Pakistan on Friday called “unacceptable” the collective punishment of Gaza’s entire Palestinian population by Israeli Occupation forces, saying it amounts to “war crimes and crimes against humanity”.

“Major crimes against humanity are being committed even as we speak, in Palestine, in Occupied Jammu and Kashmir and in other situations of oppression, occupation and violence,” Pakistani delegate Rabia Ijaz told the General Assembly’s Sixth (legal) Committee).

Ms. Ijaz, a second secretary at the Pakistan Mission to the UN, was speaking in a debate on crimes against humanity in which speakers spotlighted the need for a universal instrument on preventing and punishing those crimes in the midst of geopolitical confrontations, including the recent Israeli-Palestinian conflict.

Pakistan, she said, was deeply concerned by the rapidly deteriorating and dire humanitarian situation in Gaza due to the indiscriminate aerial bombardment, including of civilian and even protected UN targets.”

 

 

In addition to those actions, the Pakistani delegate said that the “inhumane blockade of food, fuel and medicines, as collective punishment of the entire Palestinian population of Gaza by Israeli Occupation forces, were unacceptable”.

“The current cycle of aggression and violence is a sad reminder and a direct consequence of over seven decades of illegal Israeli occupation, aggression, and disrespect for international law, including UNSC (Un Security Council) resolutions that recognize the inalienable right to self-determination of the Palestinian people.,” Ms. Ijaz said.

“The international community must work together for a just, comprehensive and lasting two-state solution with a viable, sovereign and contiguous State of Palestine on the basis of pre-1967 borders, with Al Quds Al-Sharif as its capital.

“Peace in the Middle East will remain elusive in the absence of such a solution,” the Pakistani delegate added. In her remarks, Ms. Ijaz also underscored the necessity for global cooperation to eradicate impunity for culprits and to ascertain justice for victims.
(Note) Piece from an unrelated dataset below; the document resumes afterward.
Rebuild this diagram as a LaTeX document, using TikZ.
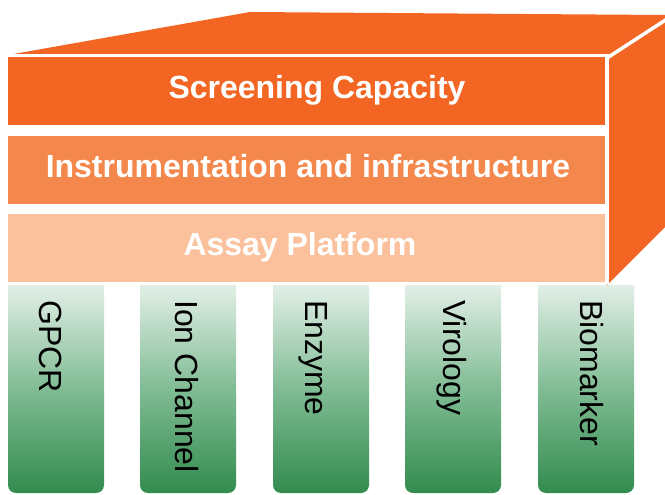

While the International Law Commission’s draft articles serve as “an instrumental kick-off point” on this issue, she emphasized that it is too soon to establish any solid conclusions regarding their essence and layout. Discussions on their content — like those held during the April resumed session — are valuable but show that a certain degree of disparity between viewpoints remains.